Tuesday, April 26, 2016

Apple's revenue drops, first time in 13 years; Twitter earnings fall, shares plunge; Power crisis forces two-day work week in Venezuela

1 Apple’s revenue drops first time in 13 years (Sam Thielman, Rupert Neate & Alex Hern in The Guardian) Apple shares dropped after the company reported a nearly 13% fall in quarterly sales, the first time revenue at the world’s most valuable publicly traded company has declined in 13 years.

Revenue was predicted by Apple itself to fall between $50bn and $53bn – it came in on the low end of that range, with a final tally of $50.6bn, a 13% drop. Apple said the decline would continue, predicting revenue between $41bn and $43bn for the June quarter.

The company had warned investors to brace for impact. The iPhone accounts for nearly 2/3 of Apple’s revenue and the company sold 16% fewer iPhones than it had during the same period in 2015 and made 18% less money from them. The total tally for the device was $32.9bn from 51.2m phones sold – the year previous Apple brought in $40.3bn from 61.2m phones.

Much of the falloff was attributable to the struggling Chinese economy. The nation’s consumer technology sector is in flux, as is the yuan. Still the second-largest market in the world for Apple products behind the US, the Chinese segment of Apple’s dismal report declined by more than a quarter of its value.

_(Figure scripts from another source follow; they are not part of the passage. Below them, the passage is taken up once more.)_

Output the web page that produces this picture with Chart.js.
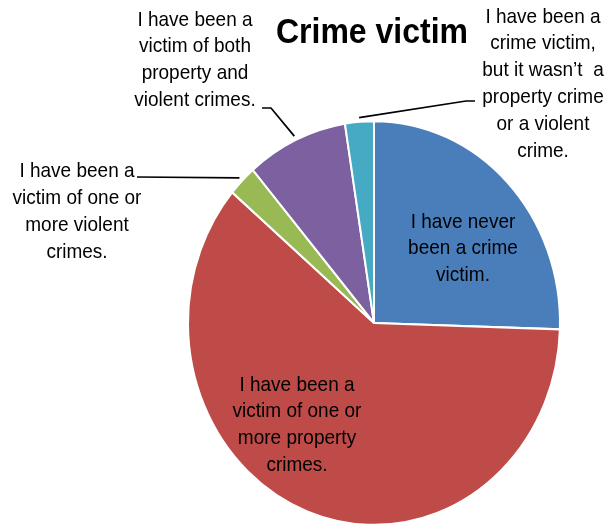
<!DOCTYPE html>
<html lang="en">
<head>
    <meta charset="UTF-8">
    <title>Crime victim</title>
    <script src="https://cdn.jsdelivr.net/npm/chart.js"></script>
    <style>
        body { margin: 0; background: #fff; }
        canvas { display: block; }
    </style>
</head>
<body>
    <canvas id="graph" width="609" height="531"></canvas>

    <script>
        // Chart data
        const categories = [
            ["I have never", "been a crime", "victim."],
            ["I have been a", "victim of one or", "more property", "crimes."],
            ["I have been a", "victim of one or", "more violent", "crimes."],
            ["I have been a", "victim of both", "property and", "violent crimes."],
            ["I have been a", "crime victim,", "but it wasn\u2019t  a", "property crime", "or a violent", "crime."]
        ];
        const shares = [25.5, 60.7, 2.5, 8.8, 2.5];
        const colors = ["#4A7EBB", "#BE4B48", "#98B954", "#7D60A0", "#46AAC5"];
        const chartTitle = "Crime victim";

        // the original picture is stretched a bit vertically
        const SY = 203 / 187;
        const FONT = "'Liberation Sans', Arial, sans-serif";
        const LINE = 26.8;

        // where each label sits (x centre, y of first line) and its leader line, if any
        const labelPlaces = [
            { x: 463, y: 222 },
            { x: 297, y: 385 },
            { x: 77, y: 171.5, lead: [[137, 177]] },
            { x: 195, y: 20, lead: [[262, 108], [271, 108]] },
            { x: 543, y: 17, lead: [[475, 101], [466, 101]] }
        ];

        function stretchedText(ctx, text, x, y) {
            ctx.save();
            ctx.translate(x, y);
            ctx.scale(1, SY);
            ctx.fillText(text, 0, 0);
            ctx.restore();
        }

        const stretchPlugin = {
            id: "stretch",
            beforeDatasetsDraw(chart) {
                const ctx = chart.ctx;
                const cy = chart.getDatasetMeta(0).data[0].y;
                ctx.save();
                ctx.translate(0, cy);
                ctx.scale(1, SY);
                ctx.translate(0, -cy);
            },
            afterDatasetsDraw(chart) {
                chart.ctx.restore();
            }
        };

        const labelPlugin = {
            id: "labels",
            afterDraw(chart) {
                const ctx = chart.ctx;
                const arcs = chart.getDatasetMeta(0).data;
                ctx.save();
                ctx.fillStyle = "#000";
                ctx.textAlign = "center";
                ctx.textBaseline = "middle";

                ctx.font = "bold 32px " + FONT;
                stretchedText(ctx, chartTitle, 372, 33);

                ctx.font = "19px " + FONT;
                ctx.strokeStyle = "#000";
                ctx.lineWidth = 1.7;
                arcs.forEach((arc, i) => {
                    const place = labelPlaces[i];
                    chart.data.labels[i].forEach((line, j) => {
                        stretchedText(ctx, line, place.x, place.y + j * LINE);
                    });
                    if (place.lead) {
                        const mid = (arc.startAngle + arc.endAngle) / 2;
                        const r = arc.outerRadius * 1.02;
                        const ex = arc.x + Math.cos(mid) * r;
                        const ey = arc.y + Math.sin(mid) * r * SY;
                        ctx.beginPath();
                        ctx.moveTo(place.lead[0][0], place.lead[0][1]);
                        place.lead.slice(1).forEach(p => ctx.lineTo(p[0], p[1]));
                        ctx.lineTo(ex, ey);
                        ctx.stroke();
                    }
                });
                ctx.restore();
            }
        };

        const ctx = document.getElementById("graph").getContext("2d");
        new Chart(ctx, {
            type: "pie",
            data: {
                labels: categories,
                datasets: [{
                    data: shares,
                    backgroundColor: colors,
                    borderColor: "#fff",
                    borderWidth: 2,
                    clip: false
                }]
            },
            options: {
                responsive: false,
                animation: false,
                layout: {
                    padding: { left: 187, right: 48, top: 136, bottom: 21 }
                },
                plugins: {
                    legend: { display: false },
                    tooltip: { enabled: false },
                    title: { display: false }
                }
            },
            plugins: [stretchPlugin, labelPlugin]
        });
    </script>
</body>
</html>
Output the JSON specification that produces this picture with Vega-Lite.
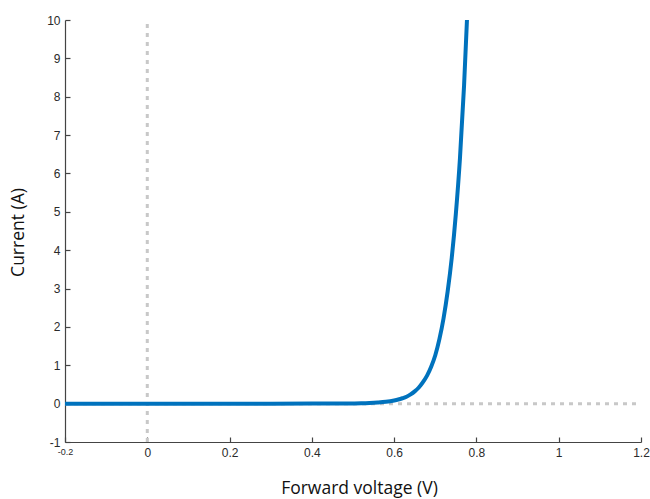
{
  "$schema": "https://vega.github.io/schema/vega-lite/v6.json",
  "autosize": {"type": "none"},
  "width": 576,
  "height": 422,
  "padding": {"left": 65, "top": 20, "right": 9, "bottom": 57},
  "background": "white",
  "config": {
    "view": {"stroke": null},
    "axis": {
      "grid": false,
      "domainColor": "#444444",
      "domainWidth": 1.2,
      "tickColor": "#444444",
      "tickWidth": 1.2,
      "tickSize": -5,
      "labelOverlap": false,
      "labelFlush": false,
      "labelFont": "Liberation Sans",
      "labelFontSize": 12,
      "labelColor": "#2a2a2a",
      "titleFont": "Open Sans",
      "titleFontSize": 17.5,
      "titleFontWeight": "normal",
      "titleColor": "#111111"
    }
  },
  "encoding": {
    "x": {
      "field": "voltage",
      "type": "quantitative",
      "scale": {"domain": [-0.2, 1.2], "nice": false, "zero": false},
      "axis": {
        "title": "Forward voltage (V)",
        "values": [-0.2, 0, 0.2, 0.4, 0.6, 0.8, 1, 1.2],
        "labelExpr": "'' + datum.value",
        "labelFontSize": {"condition": {"test": "datum.value < -0.1", "value": 9}, "value": 12},
        "labelPadding": 10,
        "titleX": 294,
        "titleY": 46,
        "titleBaseline": "middle"
      }
    },
    "y": {
      "field": "current",
      "type": "quantitative",
      "scale": {"domain": [-1, 10], "nice": false, "zero": false},
      "axis": {
        "title": "Current (A)",
        "values": [-1, 0, 1, 2, 3, 4, 5, 6, 7, 8, 9, 10],
        "labelExpr": "'' + datum.value",
        "labelPadding": 10,
        "titleX": -47,
        "titleY": 212,
        "titleAngle": -90,
        "titleAlign": "center",
        "titleBaseline": "middle"
      }
    }
  },
  "layer": [
    {
      "data": {"values": [{"voltage": 0, "current": -1, "current_end": 10}]},
      "mark": {"type": "rule", "color": "#c8c8c8", "strokeWidth": 3, "strokeDash": [4, 5]},
      "encoding": {"y2": {"field": "current_end"}}
    },
    {
      "data": {"values": [{"voltage": -0.2, "voltage_end": 1.2, "current": 0}]},
      "mark": {"type": "rule", "color": "#c8c8c8", "strokeWidth": 3, "strokeDash": [4, 5]},
      "encoding": {"x2": {"field": "voltage_end"}}
    },
    {
      "data": {
        "values": [
          {"voltage": -0.2, "current": 0},
          {"voltage": 0.0, "current": 0},
          {"voltage": 0.2, "current": 0},
          {"voltage": 0.3, "current": 0.0001},
          {"voltage": 0.4, "current": 0.0004},
          {"voltage": 0.45, "current": 0.0014},
          {"voltage": 0.5, "current": 0.0054},
          {"voltage": 0.52, "current": 0.009},
          {"voltage": 0.54, "current": 0.016},
          {"voltage": 0.56, "current": 0.028},
          {"voltage": 0.58, "current": 0.047},
          {"voltage": 0.6, "current": 0.082},
          {"voltage": 0.61, "current": 0.107},
          {"voltage": 0.62, "current": 0.14},
          {"voltage": 0.63, "current": 0.18},
          {"voltage": 0.64, "current": 0.24},
          {"voltage": 0.65, "current": 0.32},
          {"voltage": 0.66, "current": 0.42},
          {"voltage": 0.67, "current": 0.56},
          {"voltage": 0.68, "current": 0.73},
          {"voltage": 0.69, "current": 0.96},
          {"voltage": 0.7, "current": 1.26},
          {"voltage": 0.71, "current": 1.68},
          {"voltage": 0.72, "current": 2.22},
          {"voltage": 0.73, "current": 2.92},
          {"voltage": 0.74, "current": 3.8},
          {"voltage": 0.75, "current": 4.95},
          {"voltage": 0.76, "current": 6.4},
          {"voltage": 0.77, "current": 8.3},
          {"voltage": 0.777, "current": 10}
        ]
      },
      "mark": {"type": "line", "color": "#0072bd", "strokeWidth": 4, "interpolate": "monotone"}
    }
  ]
}
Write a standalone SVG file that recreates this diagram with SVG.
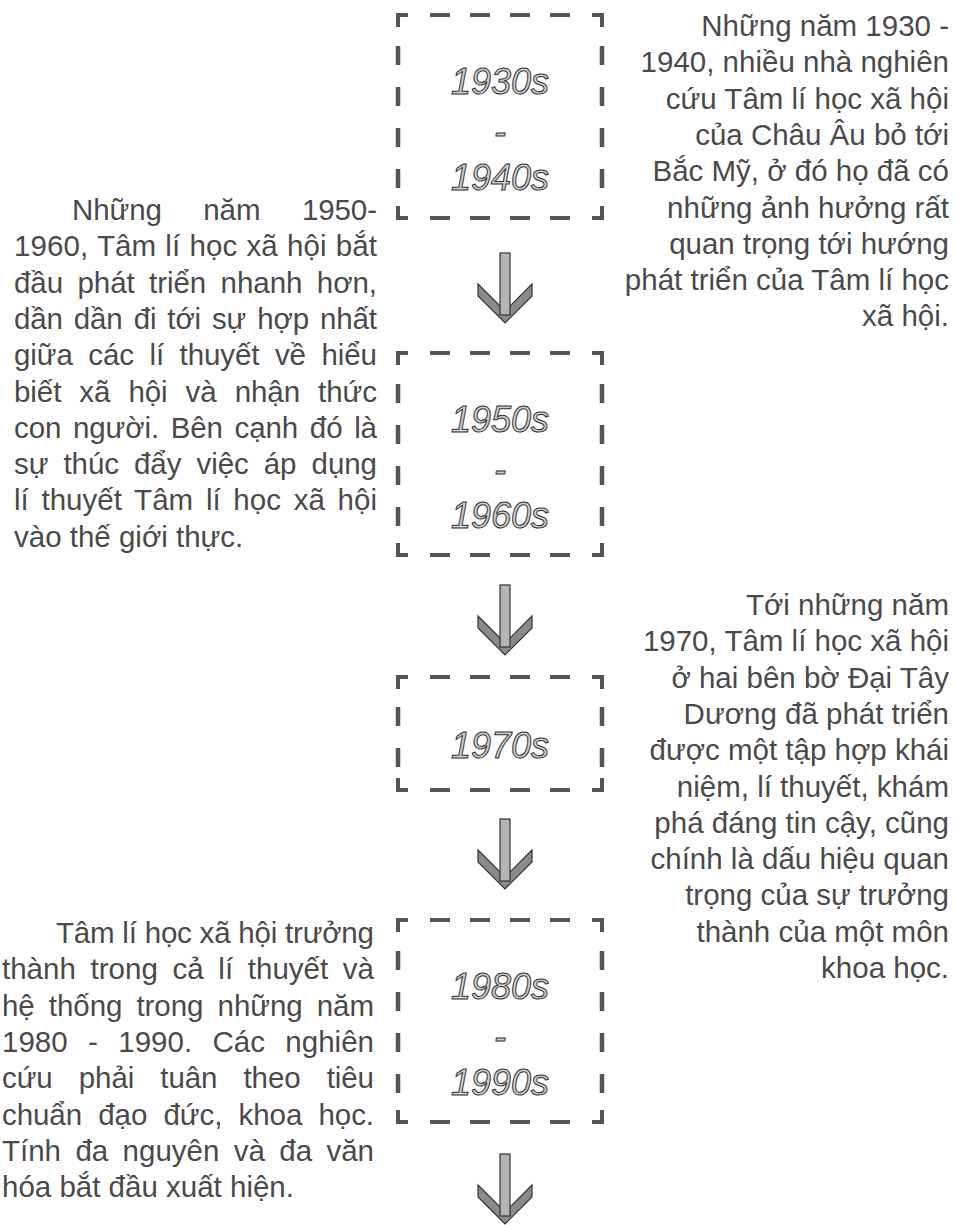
<svg xmlns="http://www.w3.org/2000/svg" width="957" height="1225" viewBox="0 0 957 1225">
<style>
.t{font-family:"Liberation Sans",Arial,sans-serif;font-size:29.5px;fill:#4a4a4a}
.r{text-anchor:end}
.y{font-family:"Liberation Sans",Arial,sans-serif;font-style:italic;font-size:36px;fill:#d0d0d0;stroke:#333;stroke-width:1;text-anchor:middle}
.c{fill:none;stroke:#555;stroke-width:4}
.h{fill:none;stroke:#555;stroke-width:4;stroke-dasharray:20 20}
.v{fill:none;stroke:#555;stroke-width:4.5;stroke-dasharray:19 22}
.chev{fill:#8a8a8a;stroke:#333;stroke-width:1.2}
.shaft{fill:#b5b5b5;stroke:#333;stroke-width:1.2}
</style>
<defs>
<g id="arrow">
<polygon class="chev" points="-27,31 0,58 27,31 27,43 0,70 -27,43"/>
<rect class="shaft" x="-5" y="0" width="10" height="62"/>
</g>
</defs>

<g id="connectors">
<use href="#arrow" transform="translate(505,253)"/>
<use href="#arrow" transform="translate(505,585)"/>
<use href="#arrow" transform="translate(505,819)"/>
<use href="#arrow" transform="translate(505,1154)"/>
</g>

<g id="box-1930s">
<path class="c" d="M398,27V15H408M592,15H602V27M398,206V218H408M592,218H602V206"/>
<path class="h" d="M430,15H570M430,218H570"/>
<path class="v" d="M398,46V188M602,46V188"/>
<text class="y" x="500" y="94">1930s</text>
<text class="y" x="500" y="144">-</text>
<text class="y" x="500" y="190">1940s</text>
</g>

<g id="box-1950s">
<path class="c" d="M398,365V353H408M592,353H602V365M398,543V555H408M592,555H602V543"/>
<path class="h" d="M430,353H570M430,555H570"/>
<path class="v" d="M398,384V526M602,384V526"/>
<text class="y" x="500" y="432">1950s</text>
<text class="y" x="500" y="482">-</text>
<text class="y" x="500" y="528">1960s</text>
</g>

<g id="box-1970s">
<path class="c" d="M398,689V677H408M592,677H602V689M398,778V790H408M592,790H602V778"/>
<path class="h" d="M430,677H570M430,790H570"/>
<path class="v" d="M398,707V767M602,707V767"/>
<text class="y" x="500" y="758">1970s</text>
</g>

<g id="box-1980s">
<path class="c" d="M398,932V920H408M592,920H602V932M398,1110V1122H408M592,1122H602V1110"/>
<path class="h" d="M430,920H570M430,1122H570"/>
<path class="v" d="M398,951V1093M602,951V1093"/>
<text class="y" x="500" y="999">1980s</text>
<text class="y" x="500" y="1049">-</text>
<text class="y" x="500" y="1095">1990s</text>
</g>

<g id="text-1930">
<text class="t r" x="949" y="36">Những năm 1930 -</text>
<text class="t r" x="949" y="72.3">1940, nhiều nhà nghiên</text>
<text class="t r" x="949" y="108.6">cứu Tâm lí học xã hội</text>
<text class="t r" x="949" y="144.9">của Châu Âu bỏ tới</text>
<text class="t r" x="949" y="181.2">Bắc Mỹ, ở đó họ đã có</text>
<text class="t r" x="949" y="217.5">những ảnh hưởng rất</text>
<text class="t r" x="949" y="253.8">quan trọng tới hướng</text>
<text class="t r" x="949" y="290.1">phát triển của Tâm lí học</text>
<text class="t r" x="949" y="326.4">xã hội.</text>
</g>

<g id="text-1950">
<text class="t" x="72" y="220" textLength="305" lengthAdjust="spacing" word-spacing="33.5">Những năm 1950-</text>
<text class="t" x="14" y="256.3" textLength="363" lengthAdjust="spacing" word-spacing="1">1960, Tâm lí học xã hội bắt</text>
<text class="t" x="14" y="292.6" textLength="363" lengthAdjust="spacing" word-spacing="6.2">đầu phát triển nhanh hơn,</text>
<text class="t" x="14" y="328.9" textLength="363" lengthAdjust="spacing" word-spacing="3">dần dần đi tới sự hợp nhất</text>
<text class="t" x="14" y="365.2" textLength="363" lengthAdjust="spacing" word-spacing="7.3">giữa các lí thuyết về hiểu</text>
<text class="t" x="14" y="401.5" textLength="363" lengthAdjust="spacing" word-spacing="9.9">biết xã hội và nhận thức</text>
<text class="t" x="14" y="437.8" textLength="363" lengthAdjust="spacing" word-spacing="3.6">con người. Bên cạnh đó là</text>
<text class="t" x="14" y="474.1" textLength="363" lengthAdjust="spacing" word-spacing="7">sự thúc đẩy việc áp dụng</text>
<text class="t" x="14" y="510.4" textLength="363" lengthAdjust="spacing" word-spacing="4.5">lí thuyết Tâm lí học xã hội</text>
<text class="t" x="14" y="546.7">vào thế giới thực.</text>
</g>

<g id="text-1970">
<text class="t r" x="949" y="615">Tới những năm</text>
<text class="t r" x="949" y="651.3">1970, Tâm lí học xã hội</text>
<text class="t r" x="949" y="687.6">ở hai bên bờ Đại Tây</text>
<text class="t r" x="949" y="723.9">Dương đã phát triển</text>
<text class="t r" x="949" y="760.2">được một tập hợp khái</text>
<text class="t r" x="949" y="796.5">niệm, lí thuyết, khám</text>
<text class="t r" x="949" y="832.8">phá đáng tin cậy, cũng</text>
<text class="t r" x="949" y="869.1">chính là dấu hiệu quan</text>
<text class="t r" x="949" y="905.4">trọng của sự trưởng</text>
<text class="t r" x="949" y="941.7">thành của một môn</text>
<text class="t r" x="949" y="978">khoa học.</text>
</g>

<g id="text-1980">
<text class="t" x="56" y="943" textLength="318" lengthAdjust="spacing">Tâm lí học xã hội trưởng</text>
<text class="t" x="2" y="979.3" textLength="372" lengthAdjust="spacing" word-spacing="6.5">thành trong cả lí thuyết và</text>
<text class="t" x="2" y="1015.6" textLength="372" lengthAdjust="spacing" word-spacing="6">hệ thống trong những năm</text>
<text class="t" x="2" y="1051.9" textLength="372" lengthAdjust="spacing" word-spacing="12.2">1980 - 1990. Các nghiên</text>
<text class="t" x="2" y="1088.2" textLength="372" lengthAdjust="spacing" word-spacing="17.9">cứu phải tuân theo tiêu</text>
<text class="t" x="2" y="1124.5" textLength="372" lengthAdjust="spacing" word-spacing="8.1">chuẩn đạo đức, khoa học.</text>
<text class="t" x="2" y="1160.8" textLength="372" lengthAdjust="spacing" word-spacing="6.2">Tính đa nguyên và đa văn</text>
<text class="t" x="2" y="1197.1">hóa bắt đầu xuất hiện.</text>
</g>
</svg>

It is the first time Apple’s sales have fallen since 2003. Back then, the iPhone didn’t exist. Apple was still selling Power Mac computers and had sold only 600,000 iPods. It was the year iTunes was launched, which revolutionized the music business. The iPhone came out in 2007, followed by the iPad, and both were constantly updated, sending the company’s sales to ever higher levels.

But Apple does have big projects underway. It’s probably the worst-kept secret in Silicon Valley that the company is working on an electric car, poaching engineers from Tesla and scouting for test locations in California. And it’s also been hiring engineers and filing patents that also suggest it’s working on a virtual reality device of some sort.

In the meantime it is still piling up cash. It now has a cash mountain of $233bn; more than all the foreign currency reserves across the world and more than the Czech Republic, Peru and New Zealand make in gross domestic product (GDP) a year.


2 Twitter earnings drop, shares plunge (BBC) Twitter's latest earnings results have disappointed investors, coming in below expectations as the firm struggles with weak growth in users and advertising. Shares in Twitter plunged 13.6% after the results were out.

Twitter had 310 million monthly users in the first quarter while revenue was $594.5m, which missed analyst expectations. The company has for years struggled to generate profits from its large base of users. Twitter's revenue forecast for the current quarter was given as between $590m and $610m, also short of what investors had been hoping for.

To boost its stagnant user growth, Twitter has over the past months introduced a new user interface and emphasized its live video offerings. Yet with Facebook launching a similar product, Facebook Live, Twitter still has to prove that its turnaround plan will work.


3 Power crisis forces two-day work week in Venezuela (San Francisco Chronicle) Venezuela's public employees will work only on Monday and Tuesday as the country grapples with an electricity crisis. President Nicolas Maduro announced that the government was slashing working hours for at least two weeks in a bid to save energy.

He said the water level behind the nation's largest dam has fallen to near its minimum operating level thanks to a severe drought. Experts say lack of planning and maintenance is also to blame. The country's socialist administration already gave nearly 3 million public workers Fridays off earlier this month, and initiated daily four-hour blackouts around the country.

The government is now extending the Friday holidays to grade school teachers, though it appears employees of public hospitals and state-run supermarkets will still have to work. Venezuelans reacted with disbelief to the news that most public workers would hardly be going into the office.

Workers will be paid for the days they're sent home. Some have been using their Fridays off to wait in lines to buy groceries and other goods. Others have been going home to watch TV and run the air conditioning, leading critics to say the furlough is not an effective energy-saving measure.

Power outages have been a chronic problem in this oil country. Maduro's predecessor President Hugo Chavez promised to solve the problem in 2010, but little has improved.